The concerns about staffing and the closure of the Loussac Library on Sundays have been raised by multiple donors and community members, said Kim Hays, president of the Anchorage Library Foundation’s board of trustees.
“It takes years and years to build up a really good staff and it can be decimated in minutes as people leave, because it’s going to take years to build up that institutional knowledge again,” Hays said.
Based on the concerns and number of vacancies, “it doesn’t appear to be that there’s enough staff to operate some of our branches effectively,” she said.
At the most recent meeting of the Anchorage Library Foundation’s board, Eledge reported 23 vacancies, with 11 pending hires, Hays said.
The Sunday closure of the Loussac also seemed abrupt to some donors, Hays said. Many people — such as high school and college students, families with children and people experiencing homelessness seeking access to critical resources — used that branch on Sundays, she said.
Hays said she wasn’t aware of employee allegations about Eledge until reading Alaska Public Media’s report Tuesday morning. Her worry has further deepened, and Hays is now concerned with a “chilling effect” that any resulting investigation may have on donors and hiring, she said.
Hess called the allegations from current and former library employees “serious” and said he believes that “anybody connected with the municipality would have been troubled” by them.

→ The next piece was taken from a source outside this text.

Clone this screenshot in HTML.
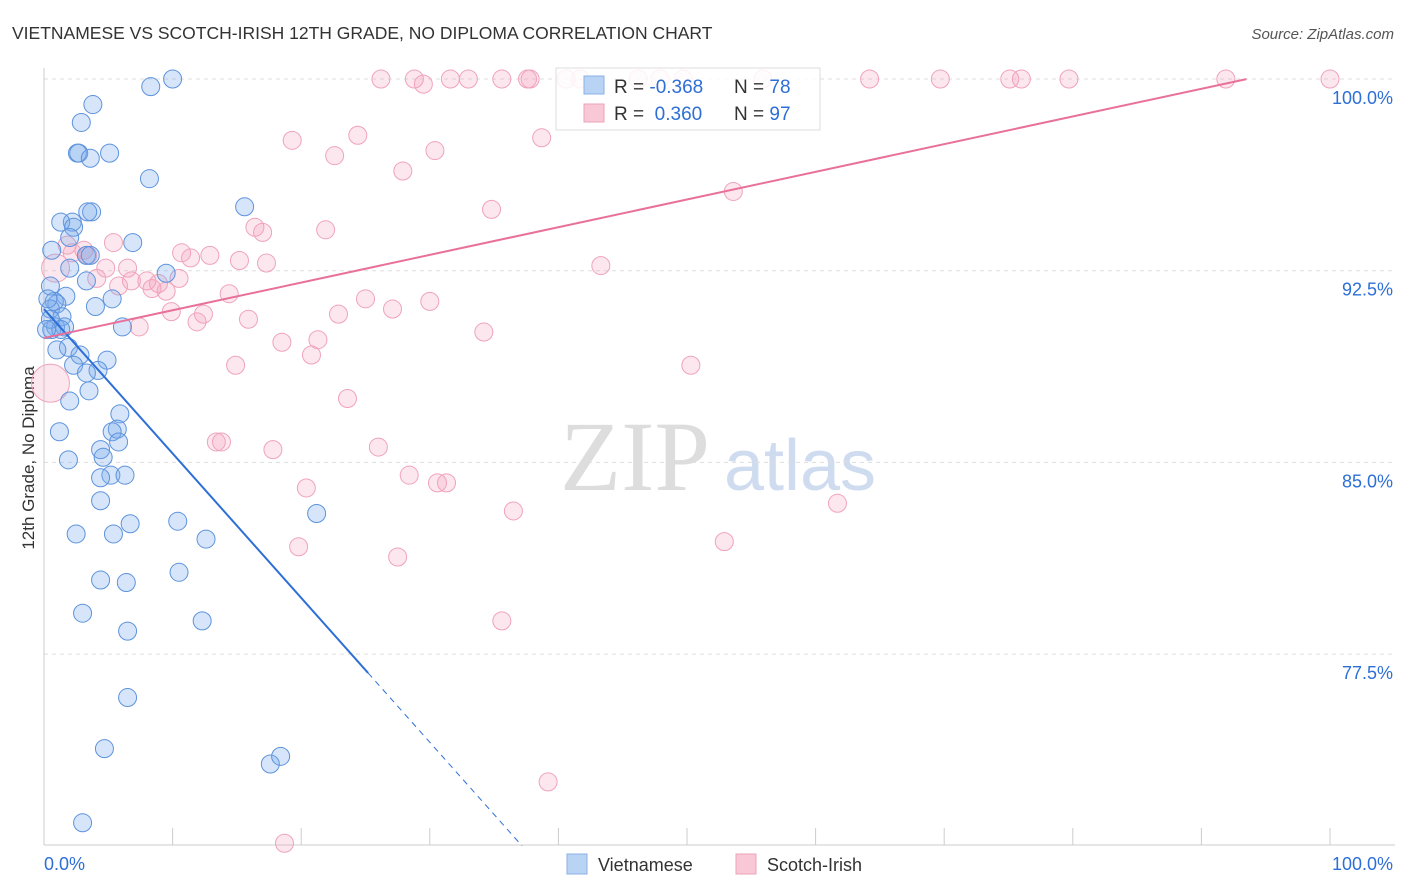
<!DOCTYPE html>
<html><head><meta charset="utf-8"><style>
body{margin:0;background:#fff;font-family:"Liberation Sans",sans-serif;}
svg{display:block}
</style></head><body>
<svg id="chart" width="1406" height="892">
<text x="12" y="39" font-size="17.5" fill="#333">VIETNAMESE VS SCOTCH-IRISH 12TH GRADE, NO DIPLOMA CORRELATION CHART</text>
<text x="1394" y="39" font-size="15" fill="#555" font-style="italic" text-anchor="end">Source: ZipAtlas.com</text>
<text x="0" y="0" transform="translate(34,458) rotate(-90)" font-size="17" fill="#333" text-anchor="middle">12th Grade, No Diploma</text>
<text x="635" y="490" font-size="100" fill="#ddd" font-family="Liberation Serif,serif" text-anchor="middle">ZIP</text>
<text x="800" y="490" font-size="72" fill="#cfdcf0" text-anchor="middle">atlas</text>
<g id="grid"></g><g id="pts"></g><g id="lines"></g>
<g>
<rect x="556" y="68" width="264" height="62" fill="#fff" fill-opacity="0.85" stroke="#ddd"/>
<rect x="584" y="76" width="20" height="18" fill="#b8d3f3" stroke="#8ab2e6"/>
<rect x="584" y="104" width="20" height="18" fill="#f8c8d6" stroke="#eea3ba"/>
<text x="614" y="93" font-size="19" fill="#333">R = <tspan fill="#2d6fd6">-0.368</tspan></text>
<text x="734" y="93" font-size="19" fill="#333">N = <tspan fill="#2d6fd6">78</tspan></text>
<text x="614" y="120" font-size="19" fill="#333">R = <tspan fill="#2d6fd6">&#160;0.360</tspan></text>
<text x="734" y="120" font-size="19" fill="#333">N = <tspan fill="#2d6fd6">97</tspan></text>
</g>
<g>
<rect x="567" y="854" width="20" height="20" fill="#b8d3f3" stroke="#8ab2e6"/>
<text x="598" y="871" font-size="18" fill="#333">Vietnamese</text>
<rect x="736" y="854" width="20" height="20" fill="#f8c8d6" stroke="#eea3ba"/>
<text x="767" y="871" font-size="18" fill="#333">Scotch-Irish</text>
</g>
</svg>
<script>
const blueX=[8.3,10.0,3.8,2.9,2.6,2.7,3.6,5.1,8.2,2.2,3.7,3.4,15.6,1.3,2.3,2.0,6.9,0.6,3.3,3.6,2.0,9.5,3.3,0.5,5.3,1.7,0.8,1.0,4.0,0.5,1.4,0.9,1.6,0.6,1.3,6.1,1.9,1.0,4.9,2.8,2.3,4.2,3.3,3.5,2.0,5.9,5.7,5.3,1.2,5.8,4.4,4.6,1.9,5.2,6.3,4.4,4.4,6.7,10.4,21.2,2.5,5.4,12.6,4.4,6.4,10.5,3.0,6.5,12.3,6.5,4.7,17.6,18.4,3.0,0.3,0.5,0.2];
const blueY=[99.7,100.0,99.0,98.3,97.1,97.1,96.9,97.1,96.1,94.4,94.8,94.8,95.0,94.4,94.2,93.8,93.6,93.3,93.1,93.1,92.6,92.4,92.1,91.9,91.4,91.5,91.3,91.2,91.1,91.0,90.7,90.3,90.3,90.2,90.2,90.3,89.5,89.4,89.0,89.2,88.8,88.6,88.5,87.8,87.4,86.9,86.3,86.2,86.2,85.8,85.5,85.2,85.1,84.5,84.5,84.4,83.5,82.6,82.7,83.0,82.2,82.2,82.0,80.4,80.3,80.7,79.1,78.4,78.8,75.8,73.8,73.2,73.5,70.9,91.4,90.6,90.2];
const pinkX=[26.2,28.8,29.5,31.6,33.0,35.6,37.6,37.8,40.6,41.7,46.2,47.9,49.7,55.9,64.2,69.7,75.1,76.0,79.7,91.9,100,19.3,24.4,22.6,30.4,38.7,27.9,53.6,34.8,16.4,17.0,21.9,5.4,1.8,3.1,2.2,3.4,10.7,11.4,12.9,15.2,17.3,6.5,4.8,43.3,4.1,10.5,6.8,8.0,8.9,8.4,9.5,5.8,14.4,25.0,30.0,27.1,9.9,22.9,12.4,11.9,15.9,7.4,34.2,21.3,18.5,20.8,14.9,50.3,23.6,13.4,13.8,17.8,26.0,28.4,31.3,30.6,20.4,61.7,36.5,52.9,19.8,27.5,35.6,39.2,18.7,0.5,0.9];
const pinkY=[100,100,99.8,100,100,100,100,100,100,100,100,100,100,100,100,100,100,100,100,100,100,97.6,97.8,97.0,97.2,97.7,96.4,95.6,94.9,94.2,94.0,94.1,93.6,93.5,93.3,93.2,93.1,93.2,93.0,93.1,92.9,92.8,92.6,92.6,92.7,92.2,92.2,92.1,92.1,92.0,91.8,91.7,91.9,91.6,91.4,91.3,91.0,90.9,90.8,90.8,90.5,90.6,90.3,90.1,89.8,89.7,89.2,88.8,88.8,87.5,85.8,85.8,85.5,85.6,84.5,84.2,84.2,84.0,83.4,83.1,81.9,81.7,81.3,78.8,72.5,70.1,88.1,92.6];
const pinkR=[];pinkR[86]=19;pinkR[87]=14;
const yTicks=[100,92.5,85,77.5];
const yTickLabels=["100.0%","92.5%","85.0%","77.5%"];
const blueTrend=[91.0,-0.565,25.2];   // intercept, slope, solid-until
const pinkTrend=[89.87,0.1083,93.5]; // intercept, slope, end x
const NS="http://www.w3.org/2000/svg";
const X=v=>44+v*12.86, Y=v=>79+(100-v)*25.56;
function mk(t,a,p){const e=document.createElementNS(NS,t);for(const k in a)e.setAttribute(k,a[k]);p.appendChild(e);return e;}
const grid=document.getElementById('grid');
yTicks.forEach((t,i)=>{
 const l=mk('line',{x1:44,x2:1395,y1:Y(t),y2:Y(t),stroke:'#ddd','stroke-dasharray':'4,4'},grid);
 
 
 const tx=mk('text',{x:1393,y:Y(t)+25,'font-size':18,fill:'#2d6fd6','text-anchor':'end'},grid);
 tx.textContent=yTickLabels[i];
 
 
});
const ax=mk('line',{x1:44,x2:1395,y1:845,y2:845,stroke:'#ccc'},grid);


const ay=mk('line',{x1:44,x2:44,y1:68,y2:845,stroke:'#ccc'},grid);


for(let i=0;i<=10;i++){const t=mk('line',{x1:X(i*10),x2:X(i*10),y1:828,y2:845,stroke:'#ccc'},grid);
 
 }
const xl0=mk('text',{x:44,y:870,'font-size':18,fill:'#2d6fd6'},grid);xl0.textContent='0.0%';


const xl1=mk('text',{x:1393,y:870,'font-size':18,fill:'#2d6fd6','text-anchor':'end'},grid);xl1.textContent='100.0%';


const pts=document.getElementById('pts');
pinkX.forEach((x,i)=>{const c=mk('circle',{cx:X(x),cy:Y(pinkY[i]),r:pinkR[i]||9,fill:'rgba(244,160,188,0.25)',stroke:'#f0a3bb','stroke-width':1},pts);
 
 });
blueX.forEach((x,i)=>{const c=mk('circle',{cx:X(x),cy:Y(blueY[i]),r:9,fill:'rgba(120,170,235,0.3)',stroke:'#5d93dd','stroke-width':1},pts);
 
 });
const L=document.getElementById('lines');
const bs=blueTrend[2], bEnd=(70-blueTrend[0])/blueTrend[1];
const b1=mk('line',{x1:X(0),y1:Y(blueTrend[0]),x2:X(bs),y2:Y(blueTrend[0]+blueTrend[1]*bs),stroke:'#2d6fd6','stroke-width':2},L);


const b2=mk('line',{x1:X(bs),y1:Y(blueTrend[0]+blueTrend[1]*bs),x2:X(bEnd),y2:Y(70),stroke:'#2d6fd6','stroke-width':1,'stroke-dasharray':'6,5'},L);


const p1=mk('line',{x1:X(0),y1:Y(pinkTrend[0]),x2:X(pinkTrend[2]),y2:Y(pinkTrend[0]+pinkTrend[1]*pinkTrend[2]),stroke:'#e8709a','stroke-width':2},L);


</script>
</body></html>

“I am sorry to see a lot of hard-working, dedicated employees that I’ve worked with over the years — that I’m acquainted with and that I’ve witnessed their commitment to the library and to the municipality and to the public — I’m sorry to see them leave,” Hess said. “I think it’s a loss for our community.”
Now that he has a new job and is no longer living in Alaska, Cole said he felt able to speak publicly about problems at the department. Many others who remain on staff are not in a similar position.
“They still work there. They’re worried about their jobs or being passed up for a promotion,” Cole said.